My back its killing me. Many years ago I hit a jump skiing and cleared the landing. Was going VERY fast and the jump was dug out. Took everything I could to keep control and, I even landed it. Unfortunately I came down so hard, I smashed 3 of my lower vertebrae. If I was my truck it hurts after, golfing, hurts after.. sometimes I wrench it and it hurts for a few days. Yesterday I was in the attic and twisted weird to get up there. 

I really dont believe in docs too much, friend of a family had a similar issue, went and had surgery now his back is all messed up. 

I've heard there are exercises to help those muscles and was wondering if anyone else has this issue and has some exercises for me. I have a little bit of a gut but nothing major. Maybe it would help to do situps?

Thanks


----------



## slyder (Jan 18, 2010)

I also have a bad back. I do deliveries and we figured out I roughly lift 50 tons a week. SO I feel your pain. I see a chiropractor and this is a huge relief. I messed up L3 & L4 a while back. 
If you haven't you might want to give this a try.

I also, not religiously but have been committed to stomach exercises and back stretching. 200 stomach exercises in the morning before work. Sounds like a lot but it's only 20 minutes with breakfast and coffee. I use an exercise ball to do sit-ups. I combine this with leg lifts. 25 sit ups break, 25 leg lifts, break and repeat.
I have also done 100 leg raises during lunch, again it only takes a few minutes. 4 Sets of 25, this really helped me to strengthen my core muscles and supporting muscles in my back.

I still lay on ice packs every now an then to keep the swelling down on bad days.

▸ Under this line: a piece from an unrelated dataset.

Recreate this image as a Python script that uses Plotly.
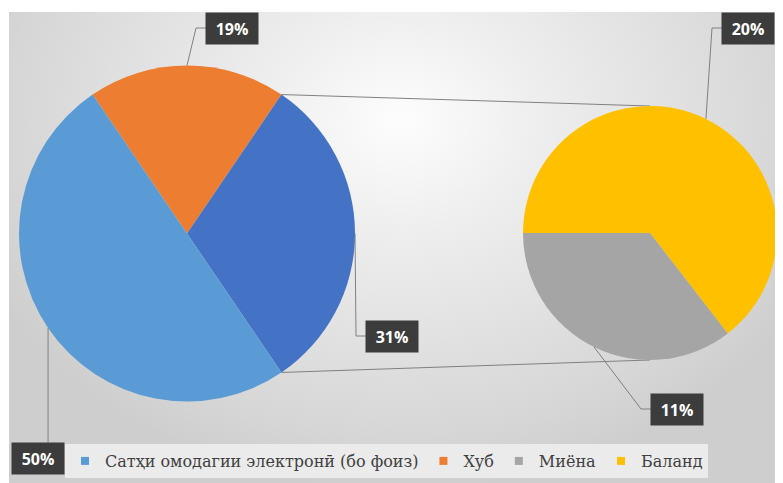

Hope this helps and take care of that back, been there


----------



## EagleTalons (Oct 10, 2010)

How badly did you smash those vertebrae?


----------



## Dano (Sep 16, 2009)

How's your hamstring flexibility? If it's poor than they'll put strain on your lower back and it'll feel painful and stiff. Try spending a good 20 min stretching your lower body. Yoga helps too.


----------



## NYCboarder (Jan 26, 2008)

Go see a physical therapist specialized in Low back pain... If you have a herniation of some sort or lingering neurological symptoms seeing a chiropractor to crack "adjustt" your back can cause further damage. I never manipulate "crack" my patients low back. There are other manual techniques available that produce better outcomes.


----------



## MunkySpunk (Jan 7, 2009)

Whatever you do, don't see a doctor or anyone qualified to deal with chronic injuries this severe. You did the right thing in coming to a snowboardingforum for advice, we know all sorts of stuff that we say will fix you right up.


----------



## matttehman (Feb 10, 2009)

MunkySpunk said:


> Whatever you do, don't see a doctor or anyone qualified to deal with chronic injuries this severe. You did the right thing in coming to a snowboardingforum for advice, we know all sorts of stuff that we say will fix you right up.


:laugh:

Nothing like a good chuckle to start the day!


----------